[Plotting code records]
--------------------
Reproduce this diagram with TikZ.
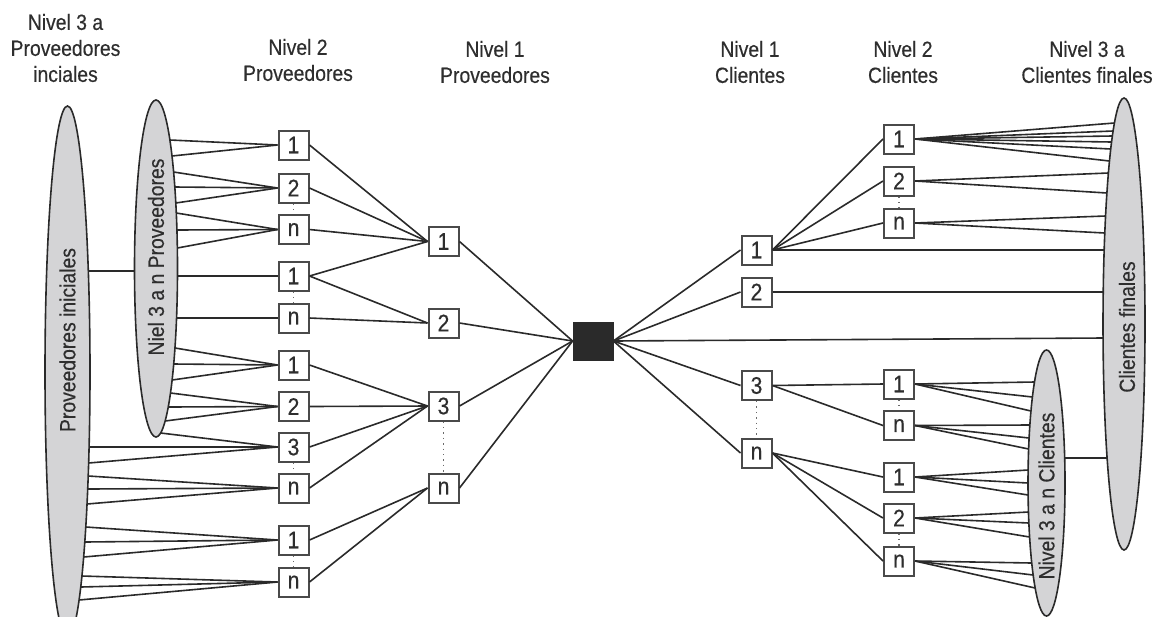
\documentclass[tikz,border=0pt]{standalone}
\usepackage{fontspec}
\setmainfont{Liberation Sans}[FakeStretch=0.88,FakeBold=0.4]
\usetikzlibrary{shapes.geometric}
\definecolor{ell}{HTML}{D4D4D6}
\definecolor{ink}{HTML}{2A2A2A}
\definecolor{txt}{HTML}{2E2E2E}
\newcommand\fanleft[6]{% node, cx, a, cy, b, y-list (points on right side of ellipse)
  \foreach \yy in {#6}{%
    \pgfmathsetmacro\xx{#2+#3*sqrt(1-((\yy-#4)/#5)^2)}%
    \coordinate (e-#1-\yy) at (\xx,\yy);
    \draw[link] (#1.west) -- (e-#1-\yy);}}
\newcommand\fanright[6]{% node, cx, a, cy, b, y-list (points on left side of ellipse)
  \foreach \yy in {#6}{%
    \pgfmathsetmacro\xx{#2-#3*sqrt(1-((\yy-#4)/#5)^2)}%
    \coordinate (e-#1-\yy) at (\xx,\yy);
    \draw[link] (#1.east) -- (e-#1-\yy);}}
\begin{document}
\begin{tikzpicture}[x=0.5pt,y=-0.5pt,
  box/.style={draw=ink!85, line width=1pt, fill=white, minimum width=15pt,
    minimum height=14.5pt, inner sep=0pt, font=\fontsize{12}{13}\selectfont, text=txt},
  hub/.style={fill=ink, draw=ink, minimum width=20pt, minimum height=19pt, inner sep=0pt},
  link/.style={draw=ink, line width=0.8pt},
  dots/.style={draw=ink!70, dotted, line width=0.7pt},
  cloud/.style={ellipse, draw=ink, line width=0.8pt, fill=ell, inner sep=0pt},
  head/.style={align=center, font=\fontsize{11}{13}\selectfont, text=txt},
]
\useasboundingbox (0,0) rectangle (1159,616);
\clip (0,0) rectangle (1159,616);

% ellipses
\node[cloud, minimum width=22.5pt, minimum height=266pt] (pi) at (67.5,372) {};
\node[cloud, minimum width=21.5pt, minimum height=168.5pt] (n3p) at (156,268.5) {};
\node[cloud, minimum width=21pt, minimum height=226pt] (cf) at (1124,324) {};
\node[cloud, minimum width=18.5pt, minimum height=133pt] (n3c) at (1046.5,483) {};
\node[head, rotate=90] (tpi) at (67.5,340) {Proveedores iniciales};
\node[head, rotate=90] (tn3p) at (156,257) {Niel 3 a n Proveedores};
\node[head, rotate=90] (tcf) at (1127,327) {Clientes finales};
\node[head, rotate=90] (tn3c) at (1046.5,496) {Nivel 3 a n Clientes};

% headers
\node[head] (h1) at (65.5,48) {Nivel 3 a\\Proveedores\\inciales};
\node[head] (h2) at (298,60) {Nivel 2\\Proveedores};
\node[head] (h3) at (495,62) {Nivel 1\\Proveedores};
\node[head] (h4) at (750,62) {Nivel 1\\Clientes};
\node[head] (h5) at (903,62) {Nivel 2\\Clientes};
\node[head] (h6) at (1087,62) {Nivel 3 a\\Clientes finales};

% level 2 suppliers
\node[box] (pa1) at (293.5,145) {1};
\node[box] (pa2) at (293.5,188) {2};
\node[box] (pan) at (293.5,229.5) {n};
\node[box] (pb1) at (293.5,276) {1};
\node[box] (pbn) at (293.5,318) {n};
\node[box] (pc1) at (293.5,365) {1};
\node[box] (pc2) at (293.5,406.5) {2};
\node[box] (pc3) at (293.5,447) {3};
\node[box] (pcn) at (293.5,488) {n};
\node[box] (pd1) at (293.5,540) {1};
\node[box] (pdn) at (293.5,582) {n};
% level 1 suppliers
\node[box] (q1) at (443.5,241.5) {1};
\node[box] (q2) at (443.5,323) {2};
\node[box] (q3) at (443.5,406) {3};
\node[box] (qn) at (443.5,488) {n};
% hub
\node[hub] (hub) at (593,341) {};
% level 1 clients
\node[box] (c1) at (756.5,250) {1};
\node[box] (c2) at (756.5,292) {2};
\node[box] (c3) at (756.5,385.5) {3};
\node[box] (cn) at (756.5,453) {n};
% level 2 clients
\node[box] (da1) at (899,139) {1};
\node[box] (da2) at (899,181) {2};
\node[box] (dan) at (899,223) {n};
\node[box] (db1) at (899,384) {1};
\node[box] (dbn) at (899,425.5) {n};
\node[box] (dc1) at (899,477) {1};
\node[box] (dc2) at (899,518) {2};
\node[box] (dcn) at (899,561) {n};

% bridges between ellipses
\pgfmathsetmacro\bxa{67.5+22.5*sqrt(1-((271-372)/266)^2)}
\pgfmathsetmacro\bxb{156-21.5*sqrt(1-((271-268.5)/168.5)^2)}
\coordinate (bl1) at (\bxa,271);
\coordinate (bl2) at (\bxb,271);
\draw[link] (bl1) -- (bl2);
\pgfmathsetmacro\bxc{1046.5+18.5*sqrt(1-((458-483)/133)^2)}
\pgfmathsetmacro\bxd{1124-21*sqrt(1-((458-324)/226)^2)}
\coordinate (br1) at (\bxc,458);
\coordinate (br2) at (\bxd,458);
\draw[link] (br1) -- (br2);

% fans on the left
\fanleft{pa1}{156}{21.5}{268.5}{168.5}{140,156}
\fanleft{pa2}{156}{21.5}{268.5}{168.5}{172,187,203}
\fanleft{pan}{156}{21.5}{268.5}{168.5}{213,230,248}
\fanleft{pb1}{156}{21.5}{268.5}{168.5}{276}
\fanleft{pbn}{156}{21.5}{268.5}{168.5}{318}
\fanleft{pc1}{156}{21.5}{268.5}{168.5}{348,364,380}
\fanleft{pc2}{156}{21.5}{268.5}{168.5}{393,407,421}
\fanleft{pc3}{156}{21.5}{268.5}{168.5}{433}
\fanleft{pc3}{67.5}{22.5}{372}{266}{447,463}
\fanleft{pcn}{67.5}{22.5}{372}{266}{476,489,504}
\fanleft{pd1}{67.5}{22.5}{372}{266}{527,542,557}
\fanleft{pdn}{67.5}{22.5}{372}{266}{576,587,600}

% fans on the right
\fanright{da1}{1124}{21}{324}{226}{123,131,136,142,149,161}
\fanright{da2}{1124}{21}{324}{226}{173,193}
\fanright{dan}{1124}{21}{324}{226}{216,233}
\fanright{c1}{1124}{21}{324}{226}{250}
\fanright{c2}{1124}{21}{324}{226}{292}
\fanright{hub}{1124}{21}{324}{226}{338}
\fanright{db1}{1046.5}{18.5}{483}{133}{382,397,411}
\fanright{dbn}{1046.5}{18.5}{483}{133}{425,438,449}
\fanright{dc1}{1046.5}{18.5}{483}{133}{470,483,495}
\fanright{dc2}{1046.5}{18.5}{483}{133}{512,523,537}
\fanright{dcn}{1046.5}{18.5}{483}{133}{563,575,588}

% supplier tree
\foreach \s in {pa1,pa2,pan,pb1} \draw[link] (\s.east) -- (q1.west);
\foreach \s in {pb1,pbn} \draw[link] (\s.east) -- (q2.west);
\foreach \s in {pc1,pc2,pc3,pcn} \draw[link] (\s.east) -- (q3.west);
\foreach \s in {pd1,pdn} \draw[link] (\s.east) -- (qn.west);
\foreach \s in {q1,q2,q3,qn} \draw[link] (\s.east) -- (hub.west);
% client tree
\foreach \s in {c1,c2,c3,cn} \draw[link] (hub.east) -- (\s.west);
\foreach \s in {da1,da2,dan} \draw[link] (c1.east) -- (\s.west);
\foreach \s in {db1,dbn} \draw[link] (c3.east) -- (\s.west);
\foreach \s in {dc1,dc2,dcn} \draw[link] (cn.east) -- (\s.west);

% dotted continuation marks
\draw[dots] (pa2.south) -- (pan.north);
\draw[dots] (pb1.south) -- (pbn.north);
\draw[dots] (pc3.south) -- (pcn.north);
\draw[dots] (pd1.south) -- (pdn.north);
\draw[dots] (q3.south) -- (qn.north);
\draw[dots] (c3.south) -- (cn.north);
\draw[dots] (da2.south) -- (dan.north);
\draw[dots] (db1.south) -- (dbn.north);
\draw[dots] (dc2.south) -- (dcn.north);
\end{tikzpicture}
\end{document}
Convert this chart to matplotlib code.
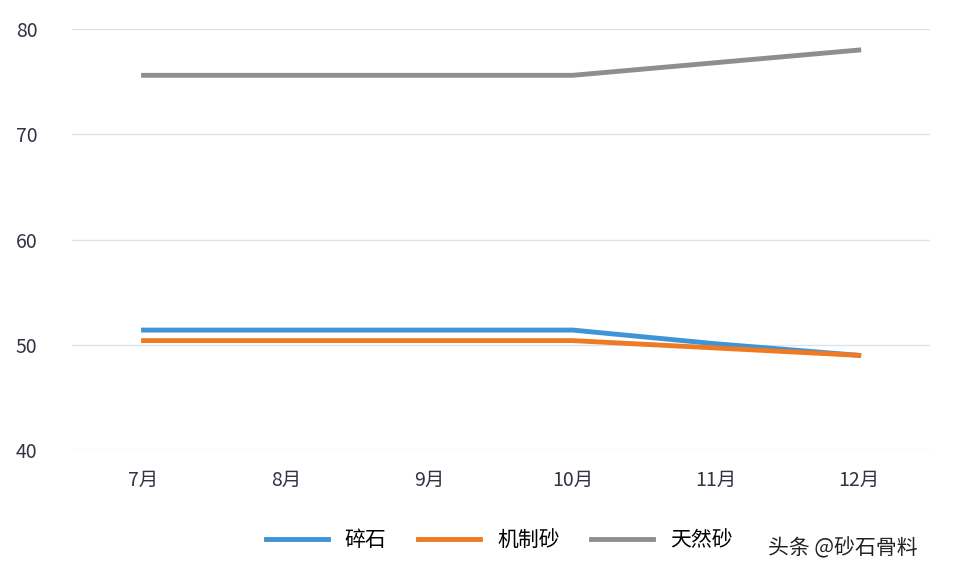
import matplotlib
matplotlib.use('Agg')
import matplotlib.pyplot as plt

plt.rcParams['font.family'] = ['Noto Sans CJK SC', 'DejaVu Sans']

months = ['7月', '8月', '9月', '10月', '11月', '12月']
gravel = [51.4, 51.4, 51.4, 51.4, 50.1, 49.0]
machine_sand = [50.4, 50.4, 50.4, 50.4, 49.7, 49.0]
natural_sand = [75.6, 75.6, 75.6, 75.6, 76.8, 78.0]

fig = plt.figure(figsize=(9.6, 5.8), dpi=100)
ax = fig.add_axes([0.075, 0.224, 0.894, 0.726])
x = range(len(months))
ax.plot(x, gravel, color='#3f94d6', lw=3.5, label='碎石')
ax.plot(x, machine_sand, color='#ee7b24', lw=3.5, label='机制砂')
ax.plot(x, natural_sand, color='#8e8e8e', lw=3.5, label='天然砂')

ax.set_xlim(-0.5, 5.5)
ax.set_ylim(40, 80)
ax.set_yticks([40, 50, 60, 70, 80])
ax.set_xticks(list(x))
ax.set_xticklabels(months)
ax.grid(axis='y', color='#dde3ea', lw=1)
for s in ax.spines.values():
    s.set_visible(False)
ax.tick_params(length=0, labelsize=14, colors='#333344', pad=14)
ax.tick_params(axis='y', pad=25)

fig.legend(loc='lower center', bbox_to_anchor=(0.52, 0.018), ncol=3, frameon=False,
           fontsize=15, handlelength=3, columnspacing=1.5)
fig.text(0.80, 0.045, '头条 @砂石骨料', fontsize=15, color='#222222')
fig.savefig('out.png')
--------------------
## STATED GOAL:
Transcribe, leaving out pictures, each line from the one containing "Convert this chart to matplotlib code." through the one containing "natural_sand = [75.6, 75.6, 75.6, 75.6, 76.8, 78.0]".

## WRITTEN SOLUTION:
Convert this chart to matplotlib code.
import matplotlib
matplotlib.use('Agg')
import matplotlib.pyplot as plt

plt.rcParams['font.family'] = ['Noto Sans CJK SC', 'DejaVu Sans']

months = ['7月', '8月', '9月', '10月', '11月', '12月']
gravel = [51.4, 51.4, 51.4, 51.4, 50.1, 49.0]
machine_sand = [50.4, 50.4, 50.4, 50.4, 49.7, 49.0]
natural_sand = [75.6, 75.6, 75.6, 75.6, 76.8, 78.0]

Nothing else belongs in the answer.